Former Roommates Establish Scholarship

Alumni with student
308 Grace Street founders Ray Harris, David Harris, Jason Wible and Brian Carver meet their first scholarship recipient, Bryan Hooker, center.

From the December 2014 edition of Desktop News | Four College of Arts and Sciences alumni have established a foundation to provide scholarships for graduate students committed to public service. The 308 Grace Street Foundation is named in honor of three founders’ college apartment.

From 1993 to 1996, Jason Wible, Brian Carver and David Harris were roommates living in Apt. 349 at 308 Grace Street. Now, their shared space has become the namesake of a nonprofit scholarship program funded by the three College of Arts and Sciences alumni to be given to a student at The University of Alabama.

308 Grace Street was founded this year by the three alumni and Harris’s father Ray, also an alumnus of the College, and is in the process of qualifying as a nonprofit organization. Scholarships are awarded to a second-year graduate student pursuing a master’s degree in a public policy field. The group’s first scholarship was awarded to a UA student in 2014, Carver said.
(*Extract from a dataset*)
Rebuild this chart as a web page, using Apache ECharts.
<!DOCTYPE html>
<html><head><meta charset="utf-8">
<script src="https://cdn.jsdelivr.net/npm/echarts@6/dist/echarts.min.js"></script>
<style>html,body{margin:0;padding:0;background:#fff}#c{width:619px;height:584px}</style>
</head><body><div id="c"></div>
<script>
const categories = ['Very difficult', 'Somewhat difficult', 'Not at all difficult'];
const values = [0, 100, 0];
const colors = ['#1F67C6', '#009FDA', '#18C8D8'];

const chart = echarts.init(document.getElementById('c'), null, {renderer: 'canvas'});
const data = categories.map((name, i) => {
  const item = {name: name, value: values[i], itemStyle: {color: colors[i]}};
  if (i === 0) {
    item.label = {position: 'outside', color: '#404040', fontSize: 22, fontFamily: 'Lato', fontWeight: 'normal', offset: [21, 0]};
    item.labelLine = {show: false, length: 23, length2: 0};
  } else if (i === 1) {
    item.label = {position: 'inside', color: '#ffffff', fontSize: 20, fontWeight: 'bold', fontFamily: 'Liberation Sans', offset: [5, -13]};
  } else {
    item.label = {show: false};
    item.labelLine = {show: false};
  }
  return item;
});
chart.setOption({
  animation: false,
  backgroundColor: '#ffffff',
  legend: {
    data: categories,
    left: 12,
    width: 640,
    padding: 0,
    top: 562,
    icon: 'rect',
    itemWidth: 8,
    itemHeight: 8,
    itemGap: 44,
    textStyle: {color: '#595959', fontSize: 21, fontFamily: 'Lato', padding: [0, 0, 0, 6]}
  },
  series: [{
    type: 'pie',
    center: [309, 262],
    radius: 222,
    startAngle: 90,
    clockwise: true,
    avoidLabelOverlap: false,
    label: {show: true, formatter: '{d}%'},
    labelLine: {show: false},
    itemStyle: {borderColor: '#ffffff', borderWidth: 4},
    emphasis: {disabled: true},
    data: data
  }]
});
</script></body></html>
“We want to support folks going into public service generally,” Carver said, “We each focus on areas we know. Jason, for more than a decade, has been in the energy industry. I am interested in open access to information, particularly in the government space with transparency, and David, who has a master’s degree in choral conducting and a doctorate in music, is involved in education. With the organization, we want to support people who want to operate in any area of public service.”
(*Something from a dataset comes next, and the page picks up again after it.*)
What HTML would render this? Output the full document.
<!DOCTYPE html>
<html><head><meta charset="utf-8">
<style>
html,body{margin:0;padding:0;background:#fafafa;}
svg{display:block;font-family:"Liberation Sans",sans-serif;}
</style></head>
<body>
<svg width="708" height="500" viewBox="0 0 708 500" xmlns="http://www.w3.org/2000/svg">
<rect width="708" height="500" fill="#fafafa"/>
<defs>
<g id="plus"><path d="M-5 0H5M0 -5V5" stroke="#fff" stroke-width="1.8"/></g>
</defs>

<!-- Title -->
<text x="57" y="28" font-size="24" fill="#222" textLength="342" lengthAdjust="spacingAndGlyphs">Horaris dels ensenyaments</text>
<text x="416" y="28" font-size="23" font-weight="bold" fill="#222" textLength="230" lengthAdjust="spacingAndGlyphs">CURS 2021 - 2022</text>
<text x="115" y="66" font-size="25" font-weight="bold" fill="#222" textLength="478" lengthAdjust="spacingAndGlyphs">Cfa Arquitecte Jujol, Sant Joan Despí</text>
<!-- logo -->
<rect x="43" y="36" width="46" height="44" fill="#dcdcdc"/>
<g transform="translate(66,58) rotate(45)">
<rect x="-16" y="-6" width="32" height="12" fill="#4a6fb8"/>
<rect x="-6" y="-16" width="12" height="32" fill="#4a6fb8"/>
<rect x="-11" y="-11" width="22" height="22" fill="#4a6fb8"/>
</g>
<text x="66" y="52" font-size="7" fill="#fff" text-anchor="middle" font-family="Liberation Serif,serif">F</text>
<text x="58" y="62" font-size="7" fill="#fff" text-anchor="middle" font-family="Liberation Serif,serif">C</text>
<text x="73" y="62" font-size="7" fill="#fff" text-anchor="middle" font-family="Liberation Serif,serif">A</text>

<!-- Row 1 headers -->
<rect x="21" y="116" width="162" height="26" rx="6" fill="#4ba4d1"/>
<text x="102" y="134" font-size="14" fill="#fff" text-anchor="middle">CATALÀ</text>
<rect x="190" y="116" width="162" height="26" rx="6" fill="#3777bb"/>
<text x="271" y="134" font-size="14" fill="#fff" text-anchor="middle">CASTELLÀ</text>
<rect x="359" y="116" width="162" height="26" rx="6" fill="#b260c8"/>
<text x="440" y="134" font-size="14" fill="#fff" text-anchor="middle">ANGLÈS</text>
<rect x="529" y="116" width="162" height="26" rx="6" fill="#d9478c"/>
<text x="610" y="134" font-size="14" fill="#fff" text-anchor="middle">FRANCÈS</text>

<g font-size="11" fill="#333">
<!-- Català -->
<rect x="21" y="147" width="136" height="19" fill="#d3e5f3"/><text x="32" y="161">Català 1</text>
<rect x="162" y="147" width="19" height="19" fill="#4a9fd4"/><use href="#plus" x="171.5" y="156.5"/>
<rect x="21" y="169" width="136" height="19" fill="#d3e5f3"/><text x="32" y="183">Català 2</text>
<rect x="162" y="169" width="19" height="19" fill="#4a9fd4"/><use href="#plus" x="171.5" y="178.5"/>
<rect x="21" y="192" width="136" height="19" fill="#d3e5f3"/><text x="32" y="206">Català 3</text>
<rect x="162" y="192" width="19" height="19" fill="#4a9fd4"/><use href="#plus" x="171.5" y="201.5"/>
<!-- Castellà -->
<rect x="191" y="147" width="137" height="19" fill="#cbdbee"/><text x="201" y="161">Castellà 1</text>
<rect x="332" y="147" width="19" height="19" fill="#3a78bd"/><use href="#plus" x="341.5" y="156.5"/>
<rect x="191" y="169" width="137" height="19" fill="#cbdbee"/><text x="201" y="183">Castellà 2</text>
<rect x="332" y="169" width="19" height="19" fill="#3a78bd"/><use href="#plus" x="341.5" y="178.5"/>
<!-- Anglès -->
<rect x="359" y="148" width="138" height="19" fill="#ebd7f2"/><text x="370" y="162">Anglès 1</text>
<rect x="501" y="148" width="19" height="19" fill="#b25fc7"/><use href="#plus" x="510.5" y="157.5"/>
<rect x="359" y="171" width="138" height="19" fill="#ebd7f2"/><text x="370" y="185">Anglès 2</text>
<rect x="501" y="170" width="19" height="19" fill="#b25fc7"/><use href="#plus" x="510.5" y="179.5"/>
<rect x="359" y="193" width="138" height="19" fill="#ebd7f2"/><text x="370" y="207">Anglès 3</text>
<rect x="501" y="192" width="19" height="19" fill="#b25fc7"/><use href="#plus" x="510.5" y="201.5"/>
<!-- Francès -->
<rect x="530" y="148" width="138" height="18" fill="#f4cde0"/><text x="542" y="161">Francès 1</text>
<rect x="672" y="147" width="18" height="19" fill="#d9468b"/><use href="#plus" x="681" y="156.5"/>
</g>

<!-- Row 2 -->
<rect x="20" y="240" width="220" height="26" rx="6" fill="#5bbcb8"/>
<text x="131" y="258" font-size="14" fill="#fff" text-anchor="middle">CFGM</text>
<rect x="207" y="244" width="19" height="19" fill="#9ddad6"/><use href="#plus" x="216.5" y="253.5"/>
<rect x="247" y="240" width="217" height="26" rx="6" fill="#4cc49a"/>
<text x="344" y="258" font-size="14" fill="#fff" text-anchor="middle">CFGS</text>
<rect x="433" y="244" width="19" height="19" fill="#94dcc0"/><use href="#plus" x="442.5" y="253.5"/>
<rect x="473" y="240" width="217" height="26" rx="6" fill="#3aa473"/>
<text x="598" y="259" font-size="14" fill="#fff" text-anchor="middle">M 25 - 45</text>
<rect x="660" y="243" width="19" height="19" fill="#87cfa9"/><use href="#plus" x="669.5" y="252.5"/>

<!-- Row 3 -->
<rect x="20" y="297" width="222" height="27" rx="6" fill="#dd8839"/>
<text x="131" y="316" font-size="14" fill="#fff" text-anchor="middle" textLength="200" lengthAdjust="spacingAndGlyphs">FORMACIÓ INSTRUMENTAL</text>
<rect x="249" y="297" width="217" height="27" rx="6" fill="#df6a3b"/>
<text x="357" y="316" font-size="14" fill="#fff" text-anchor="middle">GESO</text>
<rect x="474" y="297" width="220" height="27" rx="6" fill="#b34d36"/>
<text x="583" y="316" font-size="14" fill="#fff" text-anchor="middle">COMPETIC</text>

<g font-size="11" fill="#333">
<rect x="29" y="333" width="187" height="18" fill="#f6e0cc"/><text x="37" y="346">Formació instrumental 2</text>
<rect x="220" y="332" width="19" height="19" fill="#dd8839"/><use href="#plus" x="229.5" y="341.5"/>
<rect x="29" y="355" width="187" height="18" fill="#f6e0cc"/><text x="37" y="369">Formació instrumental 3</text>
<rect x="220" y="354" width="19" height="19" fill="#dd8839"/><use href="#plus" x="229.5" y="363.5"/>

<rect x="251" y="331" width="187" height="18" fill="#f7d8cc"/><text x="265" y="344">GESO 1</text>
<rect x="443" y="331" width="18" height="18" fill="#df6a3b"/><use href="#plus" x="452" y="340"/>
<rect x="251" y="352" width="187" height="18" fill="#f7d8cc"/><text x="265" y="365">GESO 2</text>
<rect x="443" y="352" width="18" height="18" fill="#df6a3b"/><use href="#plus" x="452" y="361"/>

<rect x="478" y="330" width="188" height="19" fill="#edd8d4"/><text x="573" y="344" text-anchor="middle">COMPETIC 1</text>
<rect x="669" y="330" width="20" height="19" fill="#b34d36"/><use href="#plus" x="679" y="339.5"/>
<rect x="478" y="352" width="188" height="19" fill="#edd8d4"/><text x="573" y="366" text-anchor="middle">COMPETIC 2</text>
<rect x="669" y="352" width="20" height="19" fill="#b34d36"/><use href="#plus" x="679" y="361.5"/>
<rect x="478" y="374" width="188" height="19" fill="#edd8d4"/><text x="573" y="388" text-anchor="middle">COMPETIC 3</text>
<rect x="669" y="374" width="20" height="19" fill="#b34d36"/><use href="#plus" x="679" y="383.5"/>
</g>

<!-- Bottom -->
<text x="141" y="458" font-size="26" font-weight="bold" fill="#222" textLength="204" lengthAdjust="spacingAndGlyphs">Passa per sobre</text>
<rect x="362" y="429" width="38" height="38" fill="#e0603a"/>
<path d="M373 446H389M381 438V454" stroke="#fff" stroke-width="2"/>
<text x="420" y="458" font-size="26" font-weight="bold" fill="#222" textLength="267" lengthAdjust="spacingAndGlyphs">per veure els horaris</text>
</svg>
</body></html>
The organization plans to offer scholarships that are “enough to pay tuition and have enough left over for a small stipend,” Carver said. Wible had the idea for the foundation and said the scholarships will be around $15,000 to $20,000 depending on the student’s program of study.
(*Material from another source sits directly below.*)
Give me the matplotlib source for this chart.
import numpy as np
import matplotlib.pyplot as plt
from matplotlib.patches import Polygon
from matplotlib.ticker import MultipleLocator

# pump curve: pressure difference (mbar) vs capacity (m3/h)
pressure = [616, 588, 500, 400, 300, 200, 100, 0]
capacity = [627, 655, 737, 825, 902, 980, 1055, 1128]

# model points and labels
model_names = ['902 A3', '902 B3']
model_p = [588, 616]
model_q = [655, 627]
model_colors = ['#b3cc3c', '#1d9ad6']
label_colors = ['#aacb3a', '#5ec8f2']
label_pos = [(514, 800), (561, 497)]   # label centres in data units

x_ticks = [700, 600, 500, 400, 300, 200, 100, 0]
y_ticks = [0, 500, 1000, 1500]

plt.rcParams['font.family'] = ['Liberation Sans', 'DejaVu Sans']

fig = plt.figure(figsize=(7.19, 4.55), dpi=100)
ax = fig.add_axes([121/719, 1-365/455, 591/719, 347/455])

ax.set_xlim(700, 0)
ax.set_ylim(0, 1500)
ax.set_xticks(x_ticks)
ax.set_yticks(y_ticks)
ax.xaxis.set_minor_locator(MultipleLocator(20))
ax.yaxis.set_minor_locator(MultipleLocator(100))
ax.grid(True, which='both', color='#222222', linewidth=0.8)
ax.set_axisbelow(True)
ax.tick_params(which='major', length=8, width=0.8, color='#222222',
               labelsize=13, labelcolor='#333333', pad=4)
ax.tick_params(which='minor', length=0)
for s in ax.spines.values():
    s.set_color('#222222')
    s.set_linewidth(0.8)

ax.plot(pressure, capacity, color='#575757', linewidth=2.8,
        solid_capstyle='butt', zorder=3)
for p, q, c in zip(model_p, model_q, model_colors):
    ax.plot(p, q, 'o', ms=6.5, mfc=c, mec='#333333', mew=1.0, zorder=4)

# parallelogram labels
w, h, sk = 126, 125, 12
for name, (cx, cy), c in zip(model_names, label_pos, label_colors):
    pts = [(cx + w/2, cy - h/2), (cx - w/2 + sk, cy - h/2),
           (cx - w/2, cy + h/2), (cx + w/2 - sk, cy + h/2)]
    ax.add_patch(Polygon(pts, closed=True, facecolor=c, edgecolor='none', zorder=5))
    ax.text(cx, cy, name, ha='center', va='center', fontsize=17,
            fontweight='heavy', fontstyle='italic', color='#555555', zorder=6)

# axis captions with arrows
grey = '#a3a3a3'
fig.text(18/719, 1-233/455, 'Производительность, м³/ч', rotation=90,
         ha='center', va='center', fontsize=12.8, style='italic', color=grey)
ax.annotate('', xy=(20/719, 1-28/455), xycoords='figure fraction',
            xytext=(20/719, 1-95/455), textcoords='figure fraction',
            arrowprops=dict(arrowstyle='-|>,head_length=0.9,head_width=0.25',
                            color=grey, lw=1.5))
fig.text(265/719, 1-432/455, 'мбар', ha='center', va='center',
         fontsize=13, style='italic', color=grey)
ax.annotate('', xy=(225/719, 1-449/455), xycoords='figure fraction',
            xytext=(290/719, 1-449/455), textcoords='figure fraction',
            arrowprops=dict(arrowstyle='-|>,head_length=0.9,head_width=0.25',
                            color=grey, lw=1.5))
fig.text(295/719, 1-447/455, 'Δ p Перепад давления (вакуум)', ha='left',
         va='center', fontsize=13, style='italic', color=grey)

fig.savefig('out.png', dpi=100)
Wible, who has worked for Schlumberger, Geoforce, Inc., and the U.S. Department of Energy, is currently pursuing a master’s degree at the University of Texas. After graduation, he plans to work for Advanced Research Projects Agency-Energy, a government-run technology research and development agency.

“Coming back to graduate school, I’ve realized how much the cost of education has increased and how that has negatively affected students, especially students interested in public service,” Wible said. “They are significantly discouraged from participating in public life because they are hundreds of thousands of dollars in debt, and public service jobs are not that high-paying. I want our very best students to be able to serve in the public sector. In the 1950s and 1960s, the best and brightest of Yale and Princeton did service and government work. That’s much harder to do today with student debt as crippling as it is.”

As University of Alabama alumni, they decided that their initial scholarship would be awarded to a UA student by Dr. Richard Fording, professor and chair of the Department of Political Science, which houses UA’s master’s degree in public policy. Through fundraising efforts and other investments, the group has raised enough money to expand 308 Grace Street’s contributions to the University of Texas in 2015 and, in 2016, to the University of California-Berkeley, where Carver works as an associate professor. The organization will continue to award a scholarship to a UA student each year.

“Something not realized in the public consciousness is how much innovation and technology is driven by government,” Wible said. “The Defense Advanced Research Projects Agency, the internet, global positioning systems, nuclear power, railways – all of these things had 40 years of the government investing in them before the private sector invested a dime. These are things that make our lives better, and we need smart people working on them.”

Students interested in the scholarship submit an application and essay explaining how they plan to change the world, Wible said.

“There are a lot of problems in the public sector right now,” Carver said. “We need a lot of people to dedicate themselves to address them, and it is extremely beneficial for students interested in public service to graduate without a lot of debt. These programs give people tools to analyze extremely complex issues. What we need in the public sector is a lot more sound analysis and a lot less partisan bickering. Hopefully, graduates of these programs can be voices of reason in a very argumentative landscape.”